**GIVEN DATA**
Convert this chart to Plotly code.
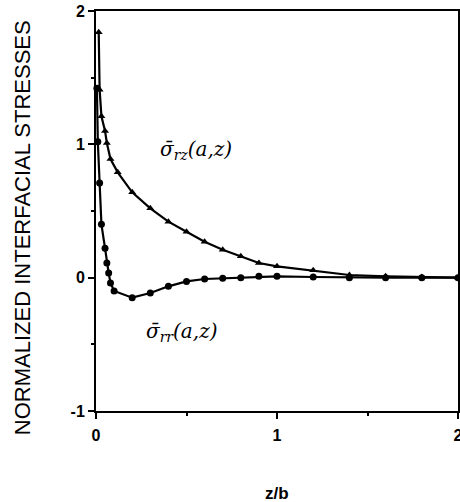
import plotly.graph_objects as go

# sigma_rz (triangles)
z_rz = [0.015, 0.02, 0.03, 0.05, 0.06, 0.08, 0.12, 0.2, 0.3, 0.4, 0.5, 0.6, 0.7, 0.8, 0.9, 1.0, 1.2, 1.4, 1.6, 1.8, 2.0]
s_rz = [1.84, 1.41, 1.21, 1.10, 1.01, 0.89, 0.79, 0.64, 0.52, 0.42, 0.345, 0.27, 0.21, 0.16, 0.11, 0.085, 0.055, 0.02, 0.01, 0.005, 0.0]

# sigma_rr (circles)
z_rr = [0.005, 0.01, 0.02, 0.03, 0.05, 0.06, 0.07, 0.08, 0.1, 0.2, 0.3, 0.4, 0.5, 0.6, 0.7, 0.8, 0.9, 1.0, 1.2, 1.4, 1.6, 1.8, 2.0]
s_rr = [1.42, 1.02, 0.71, 0.40, 0.22, 0.11, 0.035, -0.04, -0.10, -0.15, -0.115, -0.065, -0.028, -0.01, -0.005, 0.0, 0.01, 0.01, 0.005, 0.0, 0.0, 0.0, 0.0]

x_ticks = [0, 1, 2]
y_ticks = [-1, 0, 1, 2]

fig = go.Figure()
fig.add_trace(go.Scatter(x=z_rz, y=s_rz, mode="lines+markers",
                         line=dict(color="black", width=2.2),
                         marker=dict(symbol="triangle-up", size=7, color="black"),
                         showlegend=False, cliponaxis=False))
fig.add_trace(go.Scatter(x=z_rr, y=s_rr, mode="lines+markers",
                         line=dict(color="black", width=2.2),
                         marker=dict(symbol="circle", size=7, color="black"),
                         showlegend=False, cliponaxis=False))

serif = dict(family="DejaVu Serif", size=20, color="black")
sig = '<span style="font-family:DejaVu Serif">σ̄</span>'
fig.add_annotation(x=0.55, y=0.96, xref="x", yref="y", showarrow=False,
                   text="<i>" + sig + "</i><sub><i>rz</i></sub><i>(a,z)</i>", font=serif)
fig.add_annotation(x=0.47, y=-0.41, xref="x", yref="y", showarrow=False,
                   text="<i>" + sig + "</i><sub><i>rr</i></sub><i>(a,z)</i>", font=serif)

# axis titles
fig.add_annotation(x=-0.204, y=0.4575, xref="paper", yref="paper", showarrow=False,
                   text="NORMALIZED INTERFACIAL STRESSES", textangle=-90,
                   xanchor="center", yanchor="middle",
                   font=dict(family="Liberation Sans", size=22, color="black"))
fig.add_annotation(x=0.5, y=-0.205, xref="paper", yref="paper", showarrow=False,
                   text="<b>z/b</b>", xanchor="center", yanchor="middle",
                   font=dict(family="Liberation Sans", size=17, color="black"))

axis_common = dict(showgrid=False, zeroline=False, showline=True, linecolor="black",
                   linewidth=2, mirror=True, ticks="outside", ticklen=6, tickwidth=2,
                   tickcolor="black", automargin=False, ticklabeloverflow="allow",
                   tickfont=dict(family="Liberation Sans", size=16, color="black", weight="bold"),
                   minor=dict(ticks="outside", ticklen=3, tickwidth=1.5, tickcolor="black"))

fig.update_xaxes(range=[0, 2], tickvals=x_ticks, ticktext=[str(v) for v in x_ticks],
                 minor_dtick=0.5, ticklabelstandoff=3, **axis_common)
fig.update_yaxes(range=[-1, 2], tickvals=y_ticks, ticktext=[str(v) for v in y_ticks],
                 minor_dtick=0.5, **axis_common)

fig.update_layout(width=460, height=502, plot_bgcolor="white", paper_bgcolor="white",
                  margin=dict(l=96, r=2, t=11, b=91))

fig.write_html("out.html", config={"displayModeBar": False},
               post_script="document.body.style.margin='0';document.body.style.overflow='hidden';")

**WRITTEN EXERCISE**
Pictures stay out. Repeat only the lines from the beginning of the data through the line that has "y_ticks = [-1, 0, 1, 2]".

**FULL OUTPUT**
Convert this chart to Plotly code.
import plotly.graph_objects as go

# sigma_rz (triangles)
z_rz = [0.015, 0.02, 0.03, 0.05, 0.06, 0.08, 0.12, 0.2, 0.3, 0.4, 0.5, 0.6, 0.7, 0.8, 0.9, 1.0, 1.2, 1.4, 1.6, 1.8, 2.0]
s_rz = [1.84, 1.41, 1.21, 1.10, 1.01, 0.89, 0.79, 0.64, 0.52, 0.42, 0.345, 0.27, 0.21, 0.16, 0.11, 0.085, 0.055, 0.02, 0.01, 0.005, 0.0]

# sigma_rr (circles)
z_rr = [0.005, 0.01, 0.02, 0.03, 0.05, 0.06, 0.07, 0.08, 0.1, 0.2, 0.3, 0.4, 0.5, 0.6, 0.7, 0.8, 0.9, 1.0, 1.2, 1.4, 1.6, 1.8, 2.0]
s_rr = [1.42, 1.02, 0.71, 0.40, 0.22, 0.11, 0.035, -0.04, -0.10, -0.15, -0.115, -0.065, -0.028, -0.01, -0.005, 0.0, 0.01, 0.01, 0.005, 0.0, 0.0, 0.0, 0.0]

x_ticks = [0, 1, 2]
y_ticks = [-1, 0, 1, 2]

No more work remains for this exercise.